• [What the exercise asks]: Leave out the pictures, then reproduce the rest of the material exactly.

• [Records for this task]:
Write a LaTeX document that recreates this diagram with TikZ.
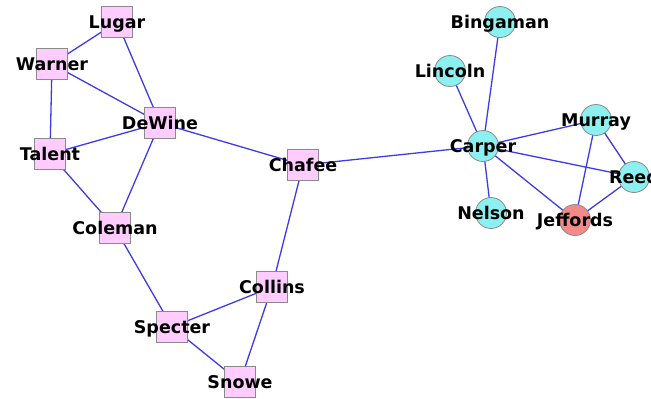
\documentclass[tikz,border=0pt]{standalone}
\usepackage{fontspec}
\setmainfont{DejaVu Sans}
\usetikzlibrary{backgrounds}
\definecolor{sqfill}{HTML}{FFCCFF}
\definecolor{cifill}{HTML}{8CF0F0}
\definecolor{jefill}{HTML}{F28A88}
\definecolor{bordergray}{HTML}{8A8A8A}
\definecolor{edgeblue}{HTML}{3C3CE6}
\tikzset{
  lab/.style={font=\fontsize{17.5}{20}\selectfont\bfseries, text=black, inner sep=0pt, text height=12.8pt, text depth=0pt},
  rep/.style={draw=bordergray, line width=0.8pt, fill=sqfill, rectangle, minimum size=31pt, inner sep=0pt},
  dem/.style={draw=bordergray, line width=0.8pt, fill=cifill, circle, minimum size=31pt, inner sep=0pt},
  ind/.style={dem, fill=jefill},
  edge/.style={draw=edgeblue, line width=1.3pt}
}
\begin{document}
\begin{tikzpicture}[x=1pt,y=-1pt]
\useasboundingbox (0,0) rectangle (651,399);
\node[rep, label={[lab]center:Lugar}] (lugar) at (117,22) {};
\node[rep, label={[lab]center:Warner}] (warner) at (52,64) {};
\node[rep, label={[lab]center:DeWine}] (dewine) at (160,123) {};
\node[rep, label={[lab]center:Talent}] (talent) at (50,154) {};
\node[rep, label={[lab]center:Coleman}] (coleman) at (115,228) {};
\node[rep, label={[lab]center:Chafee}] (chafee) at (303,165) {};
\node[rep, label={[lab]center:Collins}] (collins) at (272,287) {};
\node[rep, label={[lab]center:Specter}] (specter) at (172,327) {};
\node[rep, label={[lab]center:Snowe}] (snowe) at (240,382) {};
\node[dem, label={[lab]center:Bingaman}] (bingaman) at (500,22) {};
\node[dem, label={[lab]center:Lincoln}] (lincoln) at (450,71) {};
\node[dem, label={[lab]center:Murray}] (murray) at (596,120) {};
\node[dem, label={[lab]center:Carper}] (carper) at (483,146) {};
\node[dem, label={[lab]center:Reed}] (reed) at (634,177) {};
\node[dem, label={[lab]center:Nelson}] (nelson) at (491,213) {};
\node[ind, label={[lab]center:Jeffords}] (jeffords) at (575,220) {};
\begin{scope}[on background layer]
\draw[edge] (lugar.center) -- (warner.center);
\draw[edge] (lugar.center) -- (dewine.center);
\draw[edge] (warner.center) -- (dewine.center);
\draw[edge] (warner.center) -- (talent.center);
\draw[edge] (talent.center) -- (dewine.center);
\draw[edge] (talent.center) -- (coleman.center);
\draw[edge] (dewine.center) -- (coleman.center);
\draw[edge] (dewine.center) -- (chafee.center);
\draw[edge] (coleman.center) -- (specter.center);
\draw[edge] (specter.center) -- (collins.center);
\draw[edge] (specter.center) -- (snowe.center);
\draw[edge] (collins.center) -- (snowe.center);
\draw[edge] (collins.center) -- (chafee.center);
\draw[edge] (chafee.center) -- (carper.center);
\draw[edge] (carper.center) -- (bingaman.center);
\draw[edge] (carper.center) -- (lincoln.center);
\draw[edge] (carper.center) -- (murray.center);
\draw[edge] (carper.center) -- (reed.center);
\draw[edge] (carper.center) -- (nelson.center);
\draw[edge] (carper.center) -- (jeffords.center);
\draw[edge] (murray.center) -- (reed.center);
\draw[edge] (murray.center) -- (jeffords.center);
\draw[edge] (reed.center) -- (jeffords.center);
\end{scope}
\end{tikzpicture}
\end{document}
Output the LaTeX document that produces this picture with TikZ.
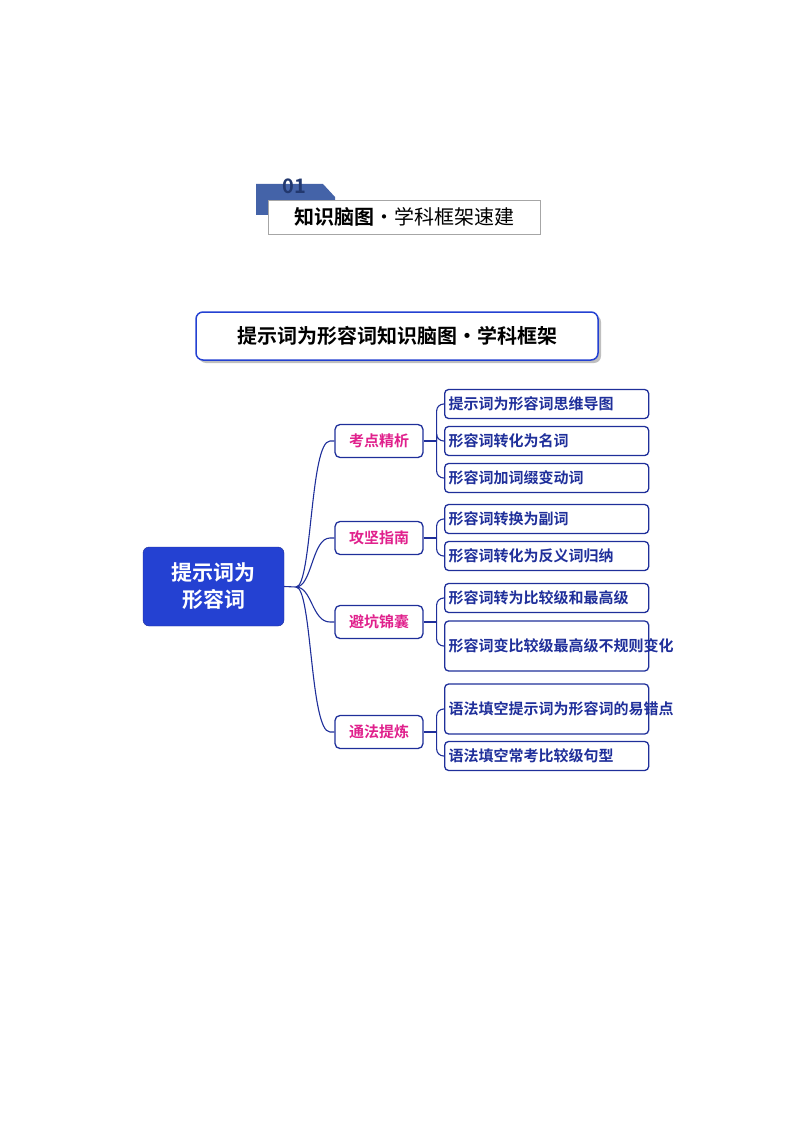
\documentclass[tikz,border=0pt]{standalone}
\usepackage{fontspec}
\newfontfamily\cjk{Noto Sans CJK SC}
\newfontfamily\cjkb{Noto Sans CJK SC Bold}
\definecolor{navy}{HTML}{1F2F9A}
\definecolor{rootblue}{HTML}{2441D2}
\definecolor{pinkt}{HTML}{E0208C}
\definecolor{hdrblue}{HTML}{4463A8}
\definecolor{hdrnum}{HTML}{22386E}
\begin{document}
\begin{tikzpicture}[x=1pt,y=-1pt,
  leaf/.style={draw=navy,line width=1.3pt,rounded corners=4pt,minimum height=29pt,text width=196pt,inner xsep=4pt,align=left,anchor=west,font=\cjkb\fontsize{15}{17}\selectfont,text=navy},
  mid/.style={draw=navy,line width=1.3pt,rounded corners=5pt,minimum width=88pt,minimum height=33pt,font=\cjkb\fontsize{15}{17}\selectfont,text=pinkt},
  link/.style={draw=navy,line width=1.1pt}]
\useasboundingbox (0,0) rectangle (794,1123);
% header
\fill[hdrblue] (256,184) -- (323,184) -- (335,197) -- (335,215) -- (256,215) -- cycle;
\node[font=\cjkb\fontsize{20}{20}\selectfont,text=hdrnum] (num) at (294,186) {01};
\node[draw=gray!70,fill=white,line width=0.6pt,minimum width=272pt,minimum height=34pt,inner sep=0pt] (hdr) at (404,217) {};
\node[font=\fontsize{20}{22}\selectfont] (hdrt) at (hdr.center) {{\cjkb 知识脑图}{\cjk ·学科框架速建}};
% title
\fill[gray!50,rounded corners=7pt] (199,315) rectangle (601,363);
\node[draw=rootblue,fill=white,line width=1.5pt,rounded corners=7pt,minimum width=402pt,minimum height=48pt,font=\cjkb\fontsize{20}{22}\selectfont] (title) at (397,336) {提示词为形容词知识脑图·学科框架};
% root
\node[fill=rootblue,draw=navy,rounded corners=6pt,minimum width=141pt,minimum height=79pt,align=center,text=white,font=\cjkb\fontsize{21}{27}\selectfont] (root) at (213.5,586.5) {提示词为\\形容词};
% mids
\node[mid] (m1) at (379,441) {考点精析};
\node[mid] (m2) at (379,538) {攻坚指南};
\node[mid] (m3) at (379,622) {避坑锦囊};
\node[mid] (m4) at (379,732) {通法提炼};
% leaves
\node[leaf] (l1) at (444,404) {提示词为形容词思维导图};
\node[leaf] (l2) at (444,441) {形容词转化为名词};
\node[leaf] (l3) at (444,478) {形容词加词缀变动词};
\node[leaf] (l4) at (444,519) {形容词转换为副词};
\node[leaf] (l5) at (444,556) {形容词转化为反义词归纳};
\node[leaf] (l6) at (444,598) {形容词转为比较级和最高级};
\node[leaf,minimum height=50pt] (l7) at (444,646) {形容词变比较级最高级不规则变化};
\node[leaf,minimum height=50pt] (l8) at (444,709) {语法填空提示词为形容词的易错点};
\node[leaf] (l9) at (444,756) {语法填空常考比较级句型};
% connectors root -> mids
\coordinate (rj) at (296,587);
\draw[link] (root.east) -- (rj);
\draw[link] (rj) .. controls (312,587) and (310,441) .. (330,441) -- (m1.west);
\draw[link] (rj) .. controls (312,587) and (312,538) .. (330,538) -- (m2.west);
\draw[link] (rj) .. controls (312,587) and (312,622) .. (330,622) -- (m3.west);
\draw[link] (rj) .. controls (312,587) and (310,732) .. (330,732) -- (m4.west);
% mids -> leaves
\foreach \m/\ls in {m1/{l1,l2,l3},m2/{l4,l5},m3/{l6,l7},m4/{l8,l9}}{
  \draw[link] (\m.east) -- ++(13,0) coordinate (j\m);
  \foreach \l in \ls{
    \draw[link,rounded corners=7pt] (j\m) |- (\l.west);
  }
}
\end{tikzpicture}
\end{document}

• [Correct answer]:
Write a LaTeX document that recreates this diagram with TikZ.
\documentclass[tikz,border=0pt]{standalone}
\usepackage{fontspec}
\setmainfont{DejaVu Sans}
\usetikzlibrary{backgrounds}
\definecolor{sqfill}{HTML}{FFCCFF}
\definecolor{cifill}{HTML}{8CF0F0}
\definecolor{jefill}{HTML}{F28A88}
\definecolor{bordergray}{HTML}{8A8A8A}
\definecolor{edgeblue}{HTML}{3C3CE6}
\tikzset{
  lab/.style={font=\fontsize{17.5}{20}\selectfont\bfseries, text=black, inner sep=0pt, text height=12.8pt, text depth=0pt},
  rep/.style={draw=bordergray, line width=0.8pt, fill=sqfill, rectangle, minimum size=31pt, inner sep=0pt},
  dem/.style={draw=bordergray, line width=0.8pt, fill=cifill, circle, minimum size=31pt, inner sep=0pt},
  ind/.style={dem, fill=jefill},
  edge/.style={draw=edgeblue, line width=1.3pt}
}
\begin{document}
\begin{tikzpicture}[x=1pt,y=-1pt]
\useasboundingbox (0,0) rectangle (651,399);
\node[rep, label={[lab]center:Lugar}] (lugar) at (117,22) {};
\node[rep, label={[lab]center:Warner}] (warner) at (52,64) {};
\node[rep, label={[lab]center:DeWine}] (dewine) at (160,123) {};
\node[rep, label={[lab]center:Talent}] (talent) at (50,154) {};
\node[rep, label={[lab]center:Coleman}] (coleman) at (115,228) {};
\node[rep, label={[lab]center:Chafee}] (chafee) at (303,165) {};
\node[rep, label={[lab]center:Collins}] (collins) at (272,287) {};
\node[rep, label={[lab]center:Specter}] (specter) at (172,327) {};
\node[rep, label={[lab]center:Snowe}] (snowe) at (240,382) {};
\node[dem, label={[lab]center:Bingaman}] (bingaman) at (500,22) {};
\node[dem, label={[lab]center:Lincoln}] (lincoln) at (450,71) {};
\node[dem, label={[lab]center:Murray}] (murray) at (596,120) {};
\node[dem, label={[lab]center:Carper}] (carper) at (483,146) {};
\node[dem, label={[lab]center:Reed}] (reed) at (634,177) {};
\node[dem, label={[lab]center:Nelson}] (nelson) at (491,213) {};
\node[ind, label={[lab]center:Jeffords}] (jeffords) at (575,220) {};
\begin{scope}[on background layer]
\draw[edge] (lugar.center) -- (warner.center);
\draw[edge] (lugar.center) -- (dewine.center);
\draw[edge] (warner.center) -- (dewine.center);
\draw[edge] (warner.center) -- (talent.center);
\draw[edge] (talent.center) -- (dewine.center);
\draw[edge] (talent.center) -- (coleman.center);
\draw[edge] (dewine.center) -- (coleman.center);
\draw[edge] (dewine.center) -- (chafee.center);
\draw[edge] (coleman.center) -- (specter.center);
\draw[edge] (specter.center) -- (collins.center);
\draw[edge] (specter.center) -- (snowe.center);
\draw[edge] (collins.center) -- (snowe.center);
\draw[edge] (collins.center) -- (chafee.center);
\draw[edge] (chafee.center) -- (carper.center);
\draw[edge] (carper.center) -- (bingaman.center);
\draw[edge] (carper.center) -- (lincoln.center);
\draw[edge] (carper.center) -- (murray.center);
\draw[edge] (carper.center) -- (reed.center);
\draw[edge] (carper.center) -- (nelson.center);
\draw[edge] (carper.center) -- (jeffords.center);
\draw[edge] (murray.center) -- (reed.center);
\draw[edge] (murray.center) -- (jeffords.center);
\draw[edge] (reed.center) -- (jeffords.center);
\end{scope}
\end{tikzpicture}
\end{document}
Output the LaTeX document that produces this picture with TikZ.
\documentclass[tikz,border=0pt]{standalone}
\usepackage{fontspec}
\newfontfamily\cjk{Noto Sans CJK SC}
\newfontfamily\cjkb{Noto Sans CJK SC Bold}
\definecolor{navy}{HTML}{1F2F9A}
\definecolor{rootblue}{HTML}{2441D2}
\definecolor{pinkt}{HTML}{E0208C}
\definecolor{hdrblue}{HTML}{4463A8}
\definecolor{hdrnum}{HTML}{22386E}
\begin{document}
\begin{tikzpicture}[x=1pt,y=-1pt,
  leaf/.style={draw=navy,line width=1.3pt,rounded corners=4pt,minimum height=29pt,text width=196pt,inner xsep=4pt,align=left,anchor=west,font=\cjkb\fontsize{15}{17}\selectfont,text=navy},
  mid/.style={draw=navy,line width=1.3pt,rounded corners=5pt,minimum width=88pt,minimum height=33pt,font=\cjkb\fontsize{15}{17}\selectfont,text=pinkt},
  link/.style={draw=navy,line width=1.1pt}]
\useasboundingbox (0,0) rectangle (794,1123);
% header
\fill[hdrblue] (256,184) -- (323,184) -- (335,197) -- (335,215) -- (256,215) -- cycle;
\node[font=\cjkb\fontsize{20}{20}\selectfont,text=hdrnum] (num) at (294,186) {01};
\node[draw=gray!70,fill=white,line width=0.6pt,minimum width=272pt,minimum height=34pt,inner sep=0pt] (hdr) at (404,217) {};
\node[font=\fontsize{20}{22}\selectfont] (hdrt) at (hdr.center) {{\cjkb 知识脑图}{\cjk ·学科框架速建}};
% title
\fill[gray!50,rounded corners=7pt] (199,315) rectangle (601,363);
\node[draw=rootblue,fill=white,line width=1.5pt,rounded corners=7pt,minimum width=402pt,minimum height=48pt,font=\cjkb\fontsize{20}{22}\selectfont] (title) at (397,336) {提示词为形容词知识脑图·学科框架};
% root
\node[fill=rootblue,draw=navy,rounded corners=6pt,minimum width=141pt,minimum height=79pt,align=center,text=white,font=\cjkb\fontsize{21}{27}\selectfont] (root) at (213.5,586.5) {提示词为\\形容词};
% mids
\node[mid] (m1) at (379,441) {考点精析};
\node[mid] (m2) at (379,538) {攻坚指南};
\node[mid] (m3) at (379,622) {避坑锦囊};
\node[mid] (m4) at (379,732) {通法提炼};
% leaves
\node[leaf] (l1) at (444,404) {提示词为形容词思维导图};
\node[leaf] (l2) at (444,441) {形容词转化为名词};
\node[leaf] (l3) at (444,478) {形容词加词缀变动词};
\node[leaf] (l4) at (444,519) {形容词转换为副词};
\node[leaf] (l5) at (444,556) {形容词转化为反义词归纳};
\node[leaf] (l6) at (444,598) {形容词转为比较级和最高级};
\node[leaf,minimum height=50pt] (l7) at (444,646) {形容词变比较级最高级不规则变化};
\node[leaf,minimum height=50pt] (l8) at (444,709) {语法填空提示词为形容词的易错点};
\node[leaf] (l9) at (444,756) {语法填空常考比较级句型};
% connectors root -> mids
\coordinate (rj) at (296,587);
\draw[link] (root.east) -- (rj);
\draw[link] (rj) .. controls (312,587) and (310,441) .. (330,441) -- (m1.west);
\draw[link] (rj) .. controls (312,587) and (312,538) .. (330,538) -- (m2.west);
\draw[link] (rj) .. controls (312,587) and (312,622) .. (330,622) -- (m3.west);
\draw[link] (rj) .. controls (312,587) and (310,732) .. (330,732) -- (m4.west);
% mids -> leaves
\foreach \m/\ls in {m1/{l1,l2,l3},m2/{l4,l5},m3/{l6,l7},m4/{l8,l9}}{
  \draw[link] (\m.east) -- ++(13,0) coordinate (j\m);
  \foreach \l in \ls{
    \draw[link,rounded corners=7pt] (j\m) |- (\l.west);
  }
}
\end{tikzpicture}
\end{document}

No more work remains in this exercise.